**Short task**
Below are records that hold pictures; write out only the lines from their start through the line with "x_step = 3603", exactly, and drop the pictures.

** begin Data rows **

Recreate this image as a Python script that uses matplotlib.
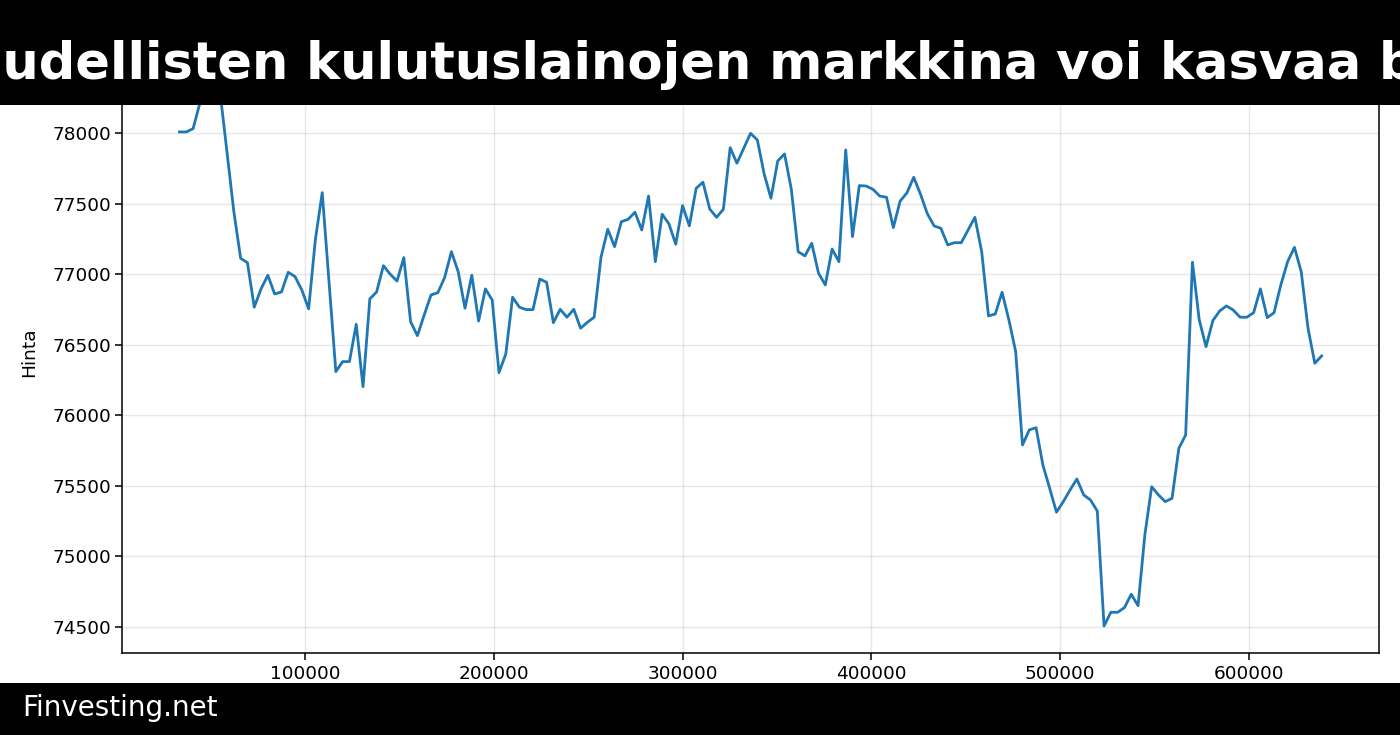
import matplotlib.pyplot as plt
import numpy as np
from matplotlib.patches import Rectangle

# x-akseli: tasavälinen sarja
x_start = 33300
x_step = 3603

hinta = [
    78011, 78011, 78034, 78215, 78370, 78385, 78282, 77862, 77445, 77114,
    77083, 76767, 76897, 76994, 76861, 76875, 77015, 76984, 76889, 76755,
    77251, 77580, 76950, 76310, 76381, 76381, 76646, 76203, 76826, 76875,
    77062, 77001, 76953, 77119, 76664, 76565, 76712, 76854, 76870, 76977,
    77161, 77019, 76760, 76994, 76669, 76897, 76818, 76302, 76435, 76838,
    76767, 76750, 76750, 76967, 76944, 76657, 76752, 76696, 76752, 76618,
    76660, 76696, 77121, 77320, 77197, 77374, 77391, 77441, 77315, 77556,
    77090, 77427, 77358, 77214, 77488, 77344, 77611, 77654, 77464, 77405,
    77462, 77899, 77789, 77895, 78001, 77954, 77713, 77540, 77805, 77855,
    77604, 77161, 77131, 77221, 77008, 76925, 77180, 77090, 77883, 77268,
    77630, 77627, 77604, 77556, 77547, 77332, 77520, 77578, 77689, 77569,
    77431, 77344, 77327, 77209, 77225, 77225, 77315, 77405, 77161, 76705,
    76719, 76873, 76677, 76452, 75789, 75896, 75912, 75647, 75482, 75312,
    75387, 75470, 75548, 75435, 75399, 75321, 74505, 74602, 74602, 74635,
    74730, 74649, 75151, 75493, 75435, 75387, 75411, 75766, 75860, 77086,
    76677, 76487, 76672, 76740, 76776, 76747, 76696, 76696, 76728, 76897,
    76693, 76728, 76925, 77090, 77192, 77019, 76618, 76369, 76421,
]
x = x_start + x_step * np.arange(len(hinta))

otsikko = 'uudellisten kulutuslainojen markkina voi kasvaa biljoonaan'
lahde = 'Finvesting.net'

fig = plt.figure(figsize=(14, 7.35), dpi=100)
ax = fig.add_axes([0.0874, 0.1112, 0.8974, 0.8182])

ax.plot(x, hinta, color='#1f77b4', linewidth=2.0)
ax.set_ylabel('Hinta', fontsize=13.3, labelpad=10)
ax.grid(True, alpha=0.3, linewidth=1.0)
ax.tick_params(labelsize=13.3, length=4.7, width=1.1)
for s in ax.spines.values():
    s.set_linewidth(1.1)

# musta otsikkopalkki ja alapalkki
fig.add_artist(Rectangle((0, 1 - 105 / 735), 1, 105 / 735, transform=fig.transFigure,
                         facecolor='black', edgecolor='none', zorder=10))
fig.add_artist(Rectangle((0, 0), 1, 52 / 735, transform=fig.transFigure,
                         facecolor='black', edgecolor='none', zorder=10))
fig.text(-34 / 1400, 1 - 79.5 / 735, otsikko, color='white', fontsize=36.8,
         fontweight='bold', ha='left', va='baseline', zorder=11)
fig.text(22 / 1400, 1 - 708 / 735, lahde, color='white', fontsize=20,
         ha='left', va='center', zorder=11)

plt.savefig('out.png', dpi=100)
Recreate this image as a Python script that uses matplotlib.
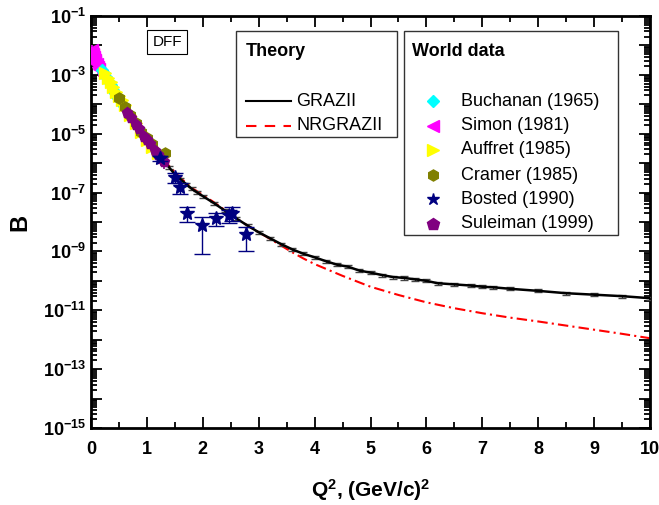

** end Data rows **

**Finished task**
Recreate this image as a Python script that uses matplotlib.
import matplotlib.pyplot as plt
import numpy as np
from matplotlib.patches import Rectangle

# x-akseli: tasavälinen sarja
x_start = 33300
x_step = 3603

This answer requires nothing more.